Rows from a dataset of charts and code:
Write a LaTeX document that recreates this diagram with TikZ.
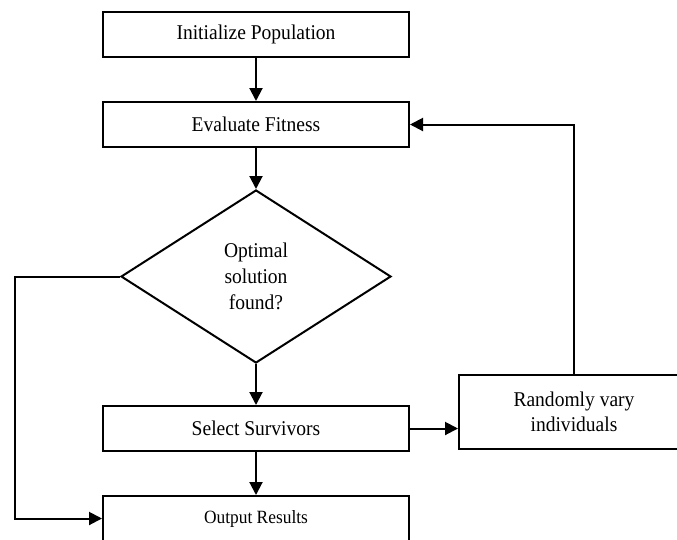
\documentclass[tikz,border=0pt]{standalone}
\usepackage{fontspec}
\setmainfont{Liberation Serif}[FakeStretch=0.93]
\usetikzlibrary{arrows.meta,shapes.geometric}
\tikzset{>={Triangle[length=13pt,width=13pt]},
  box/.style={draw,line width=2pt,minimum width=306pt,minimum height=45pt,inner sep=0pt,
    font=\fontsize{21}{26}\selectfont},
  decision/.style={diamond,draw,line width=2pt,minimum width=270pt,minimum height=173pt,
    inner sep=0pt,align=center,font=\fontsize{21}{26}\selectfont},
  flow/.style={->,line width=2pt}}

\begin{document}
\begin{tikzpicture}[x=1pt,y=-1pt]
    \useasboundingbox (0,0) rectangle (677,539);
    \clip (0,0) rectangle (677,539);
    \node[box] (init) at (256,34.5) {Initialize Population};
    \node[box] (eval) at (256,124.5) {Evaluate Fitness};
    \node[decision] (found) at (256,276.5) {Optimal\\solution\\found?};
    \node[box] (sel) at (256,428.5) {Select Survivors};
    \node[box,minimum width=230pt,minimum height=74pt,align=center,
      font=\fontsize{21}{25}\selectfont] (vary) at (574,412) {Randomly vary\\individuals};
    \node[box,font=\fontsize{18.7}{22}\selectfont] (out) at (256,518.5) {Output Results};
    \coordinate (lft) at (15,276.5);
    \draw[flow] (init) -- (eval);
    \draw[flow] (eval) -- (found);
    \draw[flow] (found) -- (sel);
    \draw[flow] (sel) -- (out);
    \draw[flow] (sel.east) -- (sel.east -| vary.west);
    \draw[flow] (vary.north) |- (eval.east);
    \draw[flow] (found.west) -- (lft) |- (out.west);
\end{tikzpicture}
\end{document}
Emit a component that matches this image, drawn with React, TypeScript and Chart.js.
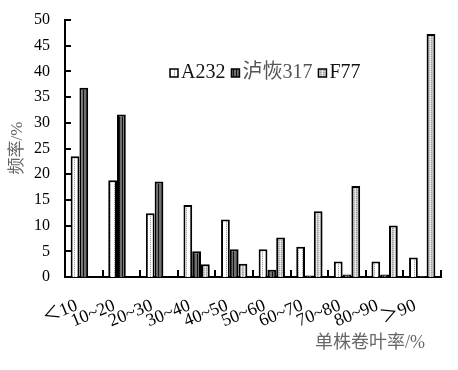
import React, { useEffect, useRef } from 'react';
import { Chart, registerables } from 'chart.js';

Chart.register(...registerables);

const categories = ['＜10', '10~20', '20~30', '30~40', '40~50', '50~60', '60~70', '70~80', '80~90', '＞90'];
const seriesNames = ['A232', '泸恢317', 'F77'];
const a232 = [23.5, 18.8, 12.4, 14.0, 11.2, 5.4, 5.9, 3.0, 3.0, 3.8];
const luhui317 = [36.8, 31.6, 18.6, 5.0, 5.4, 1.4, 0.3, 0.5, 0.5, 0.2];
const f77 = [0, 0, 0, 2.5, 2.6, 7.7, 12.8, 17.7, 10.0, 47.3];
const yMin = 0;
const yMax = 50;
const yStep = 5;
const xTitle = '单株卷叶率/%';
const yTitle = '频率/%';

const FONT = "'Liberation Serif', 'Noto Sans CJK SC', serif";

function makePattern(cols: string[][]): CanvasPattern | string {
  const h = cols[0].length;
  const w = cols.length;
  const c = document.createElement('canvas');
  c.width = w;
  c.height = h;
  const ctx = c.getContext('2d')!;
  for (let x = 0; x < w; x++) {
    for (let y = 0; y < h; y++) {
      ctx.fillStyle = cols[x][y];
      ctx.fillRect(x, y, 1, 1);
    }
  }
  const p = ctx.createPattern(c, 'repeat');
  return p || cols[0][0];
}

export default function App() {
  const ref = useRef<HTMLCanvasElement>(null);

  useEffect(() => {
    const canvas = ref.current!;
    const patA = makePattern([
      ['#ffffff', '#ffffff'],
      ['#ffffff', '#ffffff'],
      ['#a8a8a8', '#e4e4e4'],
      ['#ffffff', '#ffffff'],
    ]);
    const patL = makePattern([
      ['#707070'],
      ['#707070'],
      ['#101010'],
    ]);
    const patF = makePattern([
      ['#b4b4b4', '#d8d8d8'],
      ['#e6e6e6', '#e6e6e6'],
      ['#a0a0a0', '#c4c4c4'],
    ]);
    const pats = [patA, patL, patF];
    const values = [a232, luhui317, f77];

    const decor = {
      id: 'decor',
      afterDatasetsDraw(chart: any) {
        const ctx = chart.ctx;
        const x = chart.scales.x;
        const y = chart.scales.y;
        const area = chart.chartArea;
        ctx.save();
        ctx.strokeStyle = '#000';
        ctx.lineWidth = 2;
        for (let v = yMin + yStep; v <= yMax; v += yStep) {
          const py = Math.round(y.getPixelForValue(v));
          ctx.beginPath();
          ctx.moveTo(area.left, py);
          ctx.lineTo(area.left + 6, py);
          ctx.stroke();
        }
        const half = (x.getPixelForValue(1) - x.getPixelForValue(0)) / 2;
        for (let i = 0; i < categories.length; i++) {
          const px = Math.round(x.getPixelForValue(i) + half);
          ctx.beginPath();
          ctx.moveTo(px, area.bottom);
          ctx.lineTo(px, area.bottom - 7);
          ctx.stroke();
        }
        ctx.restore();
      },
      afterDraw(chart: any) {
        const ctx = chart.ctx;
        ctx.save();
        ctx.font = `20px ${FONT}`;
        ctx.textBaseline = 'middle';
        ctx.textAlign = 'left';
        let lx = 170;
        const ly = 73;
        const colors = ['#111', '#555', '#111'];
        seriesNames.forEach((name, i) => {
          ctx.fillStyle = pats[i] as any;
          ctx.fillRect(lx, ly - 4, 8, 8);
          ctx.strokeStyle = '#000';
          ctx.lineWidth = 1.5;
          ctx.strokeRect(lx, ly - 4, 8, 8);
          ctx.fillStyle = colors[i];
          ctx.fillText(name, lx + 11, ly);
          lx += 11 + ctx.measureText(name).width + 6;
        });
        ctx.font = `18px ${FONT}`;
        ctx.fillStyle = '#666';
        ctx.textAlign = 'right';
        ctx.textBaseline = 'middle';
        ctx.fillText(xTitle, 425, 343);
        ctx.translate(18, 148);
        ctx.rotate(-Math.PI / 2);
        ctx.textAlign = 'center';
        ctx.font = `17px ${FONT}`;
        ctx.fillText(yTitle, 0, 0);
        ctx.restore();
      },
    };

    const chart = new Chart(canvas, {
      type: 'bar',
      data: {
        labels: categories,
        datasets: seriesNames.map((name, i) => ({
          label: name,
          data: values[i],
          backgroundColor: pats[i] as any,
          borderColor: '#000',
          borderWidth: 2,
          borderSkipped: 'start',
          categoryPercentage: 0.7,
          barPercentage: 1,
        })),
      },
      options: {
        animation: false,
        responsive: false,
        maintainAspectRatio: false,
        layout: { padding: { top: 20, right: 17, left: 0, bottom: 0 } },
        plugins: {
          legend: { display: false },
          tooltip: { enabled: false },
        },
        scales: {
          x: {
            grid: { display: false, drawTicks: false },
            border: { display: true, color: '#000', width: 2 },
            ticks: {
              color: '#000',
              font: { family: FONT, size: 18 },
              maxRotation: 22,
              minRotation: 22,
              padding: 18,
              labelOffset: -7,
              autoSkip: false,
            },
            afterFit: (s: any) => {
              s.height = 93;
              s.paddingLeft = 0;
              s.paddingRight = 0;
            },
          },
          y: {
            min: yMin,
            max: yMax,
            grid: { display: false, drawTicks: false },
            border: { display: true, color: '#000', width: 2 },
            ticks: {
              stepSize: yStep,
              color: '#000',
              font: { family: FONT, size: 16 },
              padding: 15,
            },
            afterFit: (s: any) => {
              s.width = 65;
              s.paddingTop = 0;
              s.paddingBottom = 0;
            },
          },
        },
      },
      plugins: [decor],
    });
    return () => chart.destroy();
  }, []);

  return (
    <div style={{ position: 'fixed', left: 0, top: 0, width: 458, height: 370, background: '#fff' }}>
      <canvas ref={ref} width={458} height={370} style={{ width: 458, height: 370 }} />
    </div>
  );
}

Task requirements:
Output word for word the lines running from the one containing "Emit a component" to the one containing "Chart.register(...registerables);", both included, leaving out the pictures.

Result of this exercise:
Emit a component that matches this image, drawn with React, TypeScript and Chart.js.
import React, { useEffect, useRef } from 'react';
import { Chart, registerables } from 'chart.js';

Chart.register(...registerables);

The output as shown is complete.